To be fair, reading was easier in those days. The internet and social media didn’t steal time or keep our emotional systems in a state of perpetual partisan panic.
3
That reading gave me so much, an abundance I cannot hope to encompass in so brief a piece, but there are a few key points I would like to highlight.
—My haphazard reading introduced me to a plethora of novels and writers that have held me in good stead all these years. And unlike the reading that arises out of our network—the people and institutions that surround us—which will inevitably reproduce all the tendencies of our networks, this was reading that had more contact to it, in a Samuel R. Delany sense1 and I was the better writer for it.
—My haphazard reading exposed to me a diversity of short story forms, ways of writing short stories—which was what I was hoping for.
—My haphazard reading helped strengthen and refine the strange double consciousness all writers depend on. All writers, after all, write both as writers and as readers. The writer concerns themselves with all sorts of things that don’t much matter to the reader ultimately and the reverse is all true, but we need both sides if we’re going to get things done and get them done well.
—Another huge plus: voluntarily reading all that work I didn’t like, work that didn’t particularly speak to me, helped create internal models for the reader who I wasn’t. Most writers don’t voluntarily read enough work that they dislike and therefore their vision of a reader is correspondingly narrow, but if you read a ton of books for readers outside of your taste profile you begin to glimpse other types of readers. To be able to write in a way that recognized these other readers or better still, to engage these readers in conversation, was another double consciousness that helped transform my art.
—All that reading made me realize that the best definition of the short story will always be: every story that you’ve ever read and all the stories you haven’t read that exist in the stories you have read. These Atteberyan fuzzy sets is the best we will ever do, and the only way to fit Donald Barthelme into the same box as Alice Walker. Which means that your definition of the short story will always be different from mine and vice versa … though given the gravitational pull of canon and imperial reading there will be familiar overlaps and tendencies.
This was the formula I was so desperate to acquire. Had someone told me this at the beginning of my search I would have been pissed and rejected the formulation – convinced that there was a secret that was being withheld -- but by the time it dawned on me that this simple insight was what I was looking for I was like Taran staring at his own reflection in the Mirror of Llunet2. I understood and was at peace.
But within that simple Taran Wanderer epiphany was something else – the realization that even if the short story form is too complex, too carnivalesquely heterogeneous for any single definition other than the one above, that didn’t meant that I couldn’t cobble together a deciduous formula that would allow me to isolate the important interdependent elements of the short story and learn them. Stories, like the form they comprise, are often too complex to understand unless you isolate their movements the way dancers will. Forster is clear on this:
“When we isolate the story like this and hold it out on the forceps–wriggling and interminable, the naked worm of time–it presents an aspect both unlovely and dull. But we have much to learn from it.”3
(Even if you’re going the Barthelme route and have no huge interest in the traditional pleasures of the traditional short story it’s not a bad idea to learn all the elements before you dump them. Maybe it’s just me: I prefer to decline a tool out of knowledge than from ignorance.)
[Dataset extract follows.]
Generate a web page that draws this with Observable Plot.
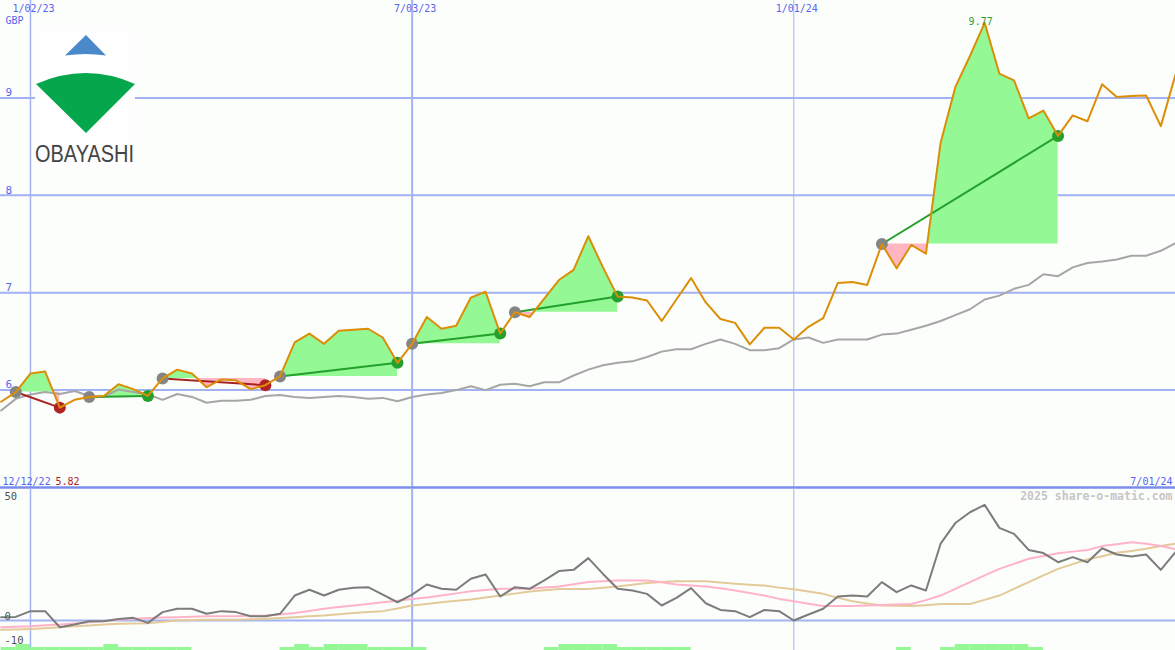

So here’s my deciduous definition of a story: a short emplaced narrative in which a sympathetic character is forced by a disruptive conflict to make a consequential choice.
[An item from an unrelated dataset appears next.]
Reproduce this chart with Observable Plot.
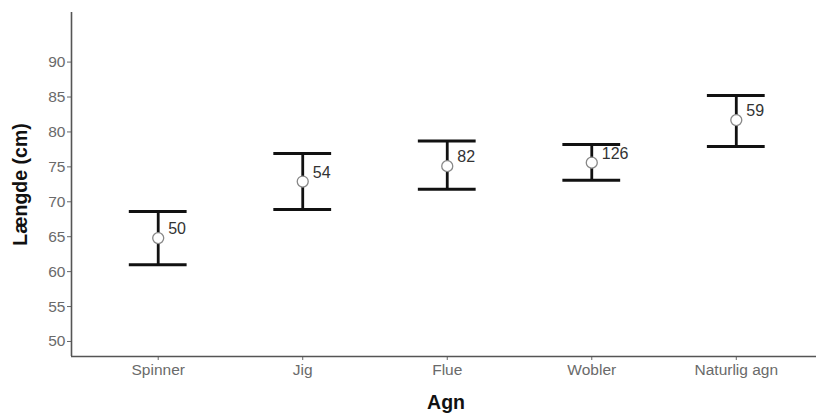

Or expressed algebraically: Narrative + Sympathetic Character + Place ÷ Conflict = Choice
(Each of these elements are not what they appear at first glance and will need their own discussion.)
4
To be clear: I’m not saying that all short stories fit this formula – not by a long shot. Mine isn’t meant to be a functional definition for the short story – it’s just a learning formula – a heuristic.
But it was this formula, and all the reading that produced it, that helped my young writer self close that gap between me and my MFA peers and write my first real stories.
https://en.wikipedia.org/wiki/Times_Square_Red,_Times_Square_Blue
https://en.wikipedia.org/wiki/Taran_Wanderer
https://en.wikipedia.org/wiki/Aspects_of_the_Novel
In my early 20s, after I had graduated college by the skin of my teeth (after I’d already walked in the ceremony—then received a letter that I wasn’t graduating due to poor GPA—then begged the English head to please oh please just let me be done so I didn’t have to spend another semester peeing into empty popcorn bags and throwing them out the window rather than risk bumping into peers in the hallway of my dorm), I happened to be visiting my aunt Kim at the same time her publisher acquaintance was over. Aunt Kim introduced me to him as a writer, and the first thing he asked was, “Do you like to read?” I don’t know if I was trying to sound cool or smart or if I was still messed up from college, but whatever the reason, I said No. Almost as quickly as the word left my mouth, I knew it was the wrong answer. Nor was it fully true. I did love to read, yes, but not since high school when I had time to sneak a flashlight under my sheets and binge on “easy” authors like R.L. Stine (yes, yes, I admit it) and other genre fiction, which felt like an indulgence to me rather than work. Trying to read in college, if I’m being honest, my eyes glazed over more than half the time (likely connected to all the D’s and D minuses I earned). Aside from the rude awakening of going from Podunk, Michigan public school to smarty smartsville at a pretty decent university where it seemed like my peers read the SAT vocabulary list for fun, any reading that didn’t form a movie in my brain was like staring at a jumble of unrelated words. No comprehension. Back at Aunt Kim’s, this publisher guy kind of chuckled, and I think I may have tried to backpedal by saying something along the lines of, I like to read what I write—of course, digging my trench of embarrassment even deeper and nailing my coffin shut. This memory has haunted me for so long I’m not even sure how much of it is true anymore. But what is true is I can relate to feeling the knowledge gap I felt back in my 20’s And still do, even at 40. Your post is encouraging. And so, I’m off to read. Thanks Junot.
Inspiring stuff, as always. Olin was my spot at Cornell, too. The media library downstairs. Always quiet and far less populated than that first floor. I have vivid memories of wandering the stacks upstairs and pulling down books. Thank you for recalling that magical, and, at times, frustrating period of stumbling around, in search of answers.